▸ **Supplied records**:

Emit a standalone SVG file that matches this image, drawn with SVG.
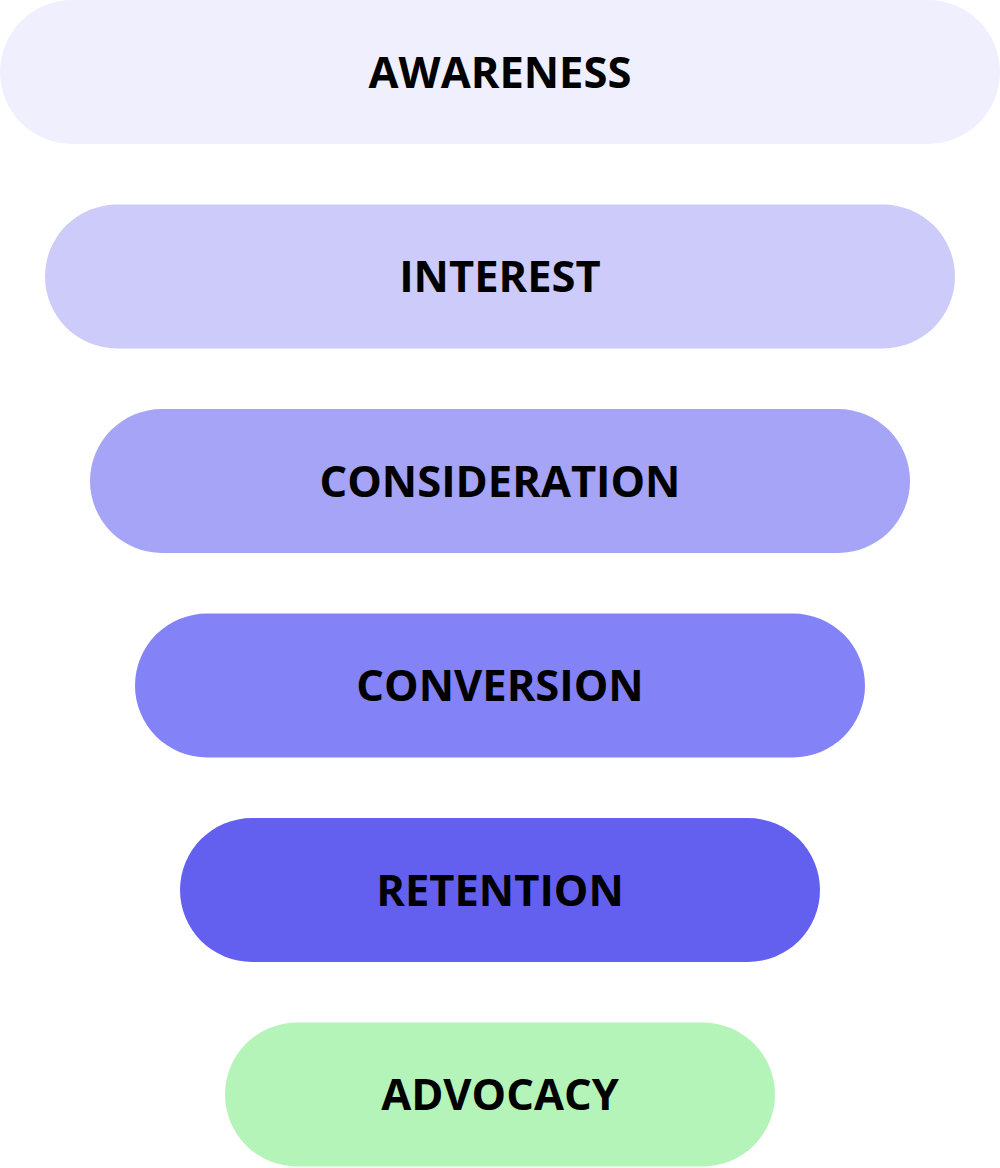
<svg xmlns="http://www.w3.org/2000/svg" width="1000" height="1168" viewBox="0 0 1000 1168">
<style>
.lbl{font-family:"Open Sans","Noto Sans","Liberation Sans",sans-serif;font-weight:700;font-size:43.5px;fill:#000;text-anchor:middle}
</style>
<rect width="1000" height="1168" fill="#ffffff"/>
<g id="awareness"><rect x="0" y="0" width="1000" height="144" rx="72" fill="#f0effe"/><text class="lbl" x="500" y="87.5">AWARENESS</text></g>
<g id="interest"><rect x="45" y="204.5" width="910" height="144" rx="72" fill="#cccbfa"/><text class="lbl" x="500" y="292">INTEREST</text></g>
<g id="consideration"><rect x="90" y="409" width="820" height="144" rx="72" fill="#a5a4f7"/><text class="lbl" x="500" y="496.5">CONSIDERATION</text></g>
<g id="conversion"><rect x="135" y="613.5" width="730" height="144" rx="72" fill="#8482f7"/><text class="lbl" x="500" y="701">CONVERSION</text></g>
<g id="retention"><rect x="180" y="818" width="640" height="144" rx="72" fill="#6360f0"/><text class="lbl" x="500" y="905.5">RETENTION</text></g>
<g id="advocacy"><rect x="225" y="1022.5" width="550" height="144" rx="72" fill="#b5f4b8"/><text class="lbl" x="500" y="1110">ADVOCACY</text></g>
<g id="connectors"></g>
</svg>
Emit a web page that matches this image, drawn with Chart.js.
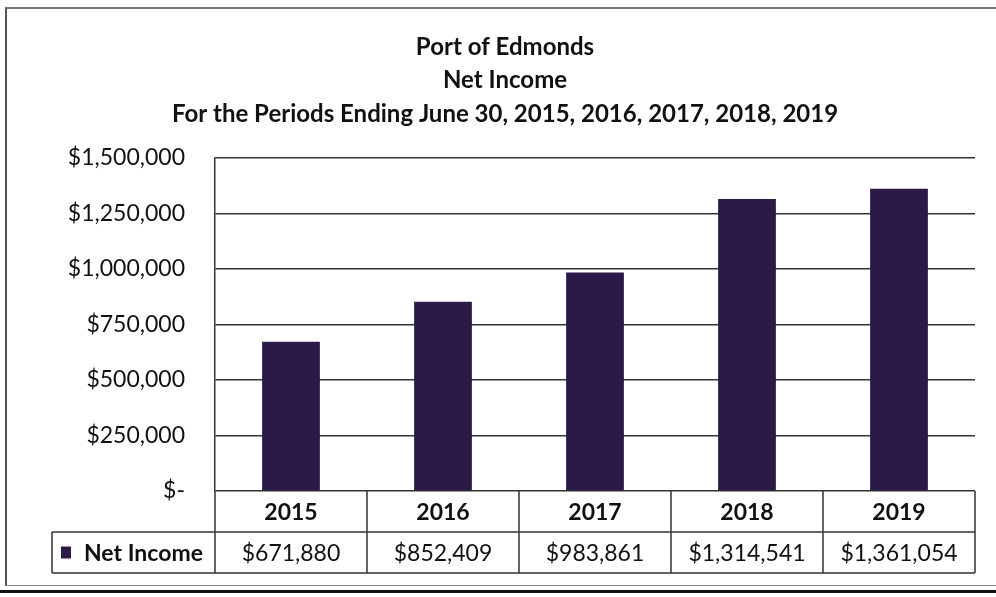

▸ **Direction**: Omit the pictures, then output the rest of the listing exactly.

▸ **The response**:
Emit a standalone SVG file that matches this image, drawn with SVG.
<svg xmlns="http://www.w3.org/2000/svg" width="1000" height="1168" viewBox="0 0 1000 1168">
<style>
.lbl{font-family:"Open Sans","Noto Sans","Liberation Sans",sans-serif;font-weight:700;font-size:43.5px;fill:#000;text-anchor:middle}
</style>
<rect width="1000" height="1168" fill="#ffffff"/>
<g id="awareness"><rect x="0" y="0" width="1000" height="144" rx="72" fill="#f0effe"/><text class="lbl" x="500" y="87.5">AWARENESS</text></g>
<g id="interest"><rect x="45" y="204.5" width="910" height="144" rx="72" fill="#cccbfa"/><text class="lbl" x="500" y="292">INTEREST</text></g>
<g id="consideration"><rect x="90" y="409" width="820" height="144" rx="72" fill="#a5a4f7"/><text class="lbl" x="500" y="496.5">CONSIDERATION</text></g>
<g id="conversion"><rect x="135" y="613.5" width="730" height="144" rx="72" fill="#8482f7"/><text class="lbl" x="500" y="701">CONVERSION</text></g>
<g id="retention"><rect x="180" y="818" width="640" height="144" rx="72" fill="#6360f0"/><text class="lbl" x="500" y="905.5">RETENTION</text></g>
<g id="advocacy"><rect x="225" y="1022.5" width="550" height="144" rx="72" fill="#b5f4b8"/><text class="lbl" x="500" y="1110">ADVOCACY</text></g>
<g id="connectors"></g>
</svg>
Emit a web page that matches this image, drawn with Chart.js.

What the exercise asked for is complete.